Give newbies a heads up about hazards

Some lessons are learned so painfully but it doesn't have to be that way. Take the skipper our family knows as the "Mad Finn."

Apryl Veld

Ominica Express

Some lessons are learned so painfully but it doesn’t have to be that way. Take the skipper our family knows as the “Mad Finn.”

I took it for granted that being tough and crazy as his name suggests was due partly due to his innate character and partly from being raised in a remote Finnish village off B.C.’s rugged coast during the Depression. But his crazy had a deep wound, too.

The Mad Finn was a super skipper and fished in the heyday where millionaires were made in a season. He teased everyone mercilessly, especially if he liked you. But the Finn had such an influence, that after having worked with him all the deckhands in his circle transformed into Finn-rugged and mischievous men. And many of them could fish like crazy, too and became notorious for better or worse.

Years after they had quit working on some boats, shell casings could be found in nooks and crannies everywhere on board and when boats they once worked alongside near Portland Canal (a watery division between Canada and the U.S.) the Yankee boat crews kept their vessels far away for fear the Finn was on board and might fire off shots warning them not to come near fishing spots.

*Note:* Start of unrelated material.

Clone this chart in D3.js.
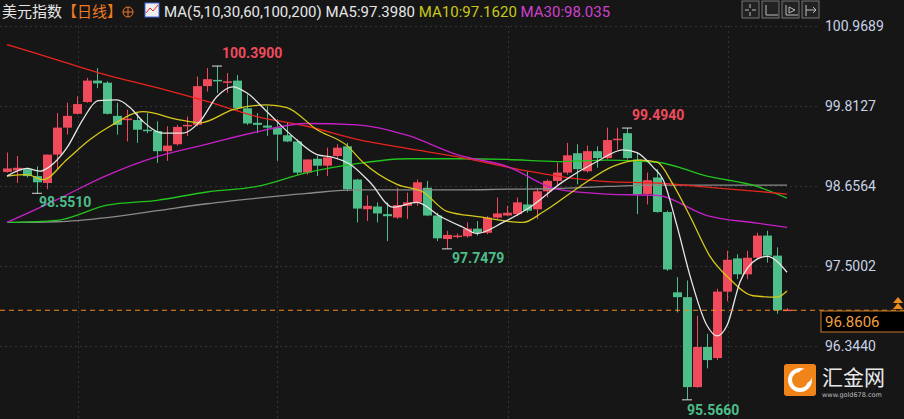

But there was also a kind side to the man and he always told a story to his new deckhands that I’m sure kept each of them safer.

The sobering tale is of one of his young deckhands taking a watch at the wheel while the old man napped one night, as is the custom. He remembered to each new crew member how he woke up to find the kid gone and the pail missing.

It didn’t take him long to realize the young man had tried to get some salt chuck with the pail to relieve himself in, and a wave had grabbed the pail and pulled him overboard.

He made a mayday call for help and a u-turn in the boat and tried to find him to no avail. He was beside himself to return to the village and explain to the parents of the young deckhand their son was lost at sea.

We may not realize when we are working or playing alongside young people, we have an obligation to warn them of dangers hidden to someone new to a situation. Even if the greenhorn is an adult, you don’t want anyone getting hurt on your watch.


And remember little pitchers have big ears: an old saying that means, kids don’t always see the lesson unless you underline it. Like the time you drove 14 hours to camp and didn’t pull over to sleep until your eyes were hockey pucks and you nearly drove into the Skeena. It’s always good to throw in, “What an idiot I was, and I hope you don’t do something that stupid, kid.”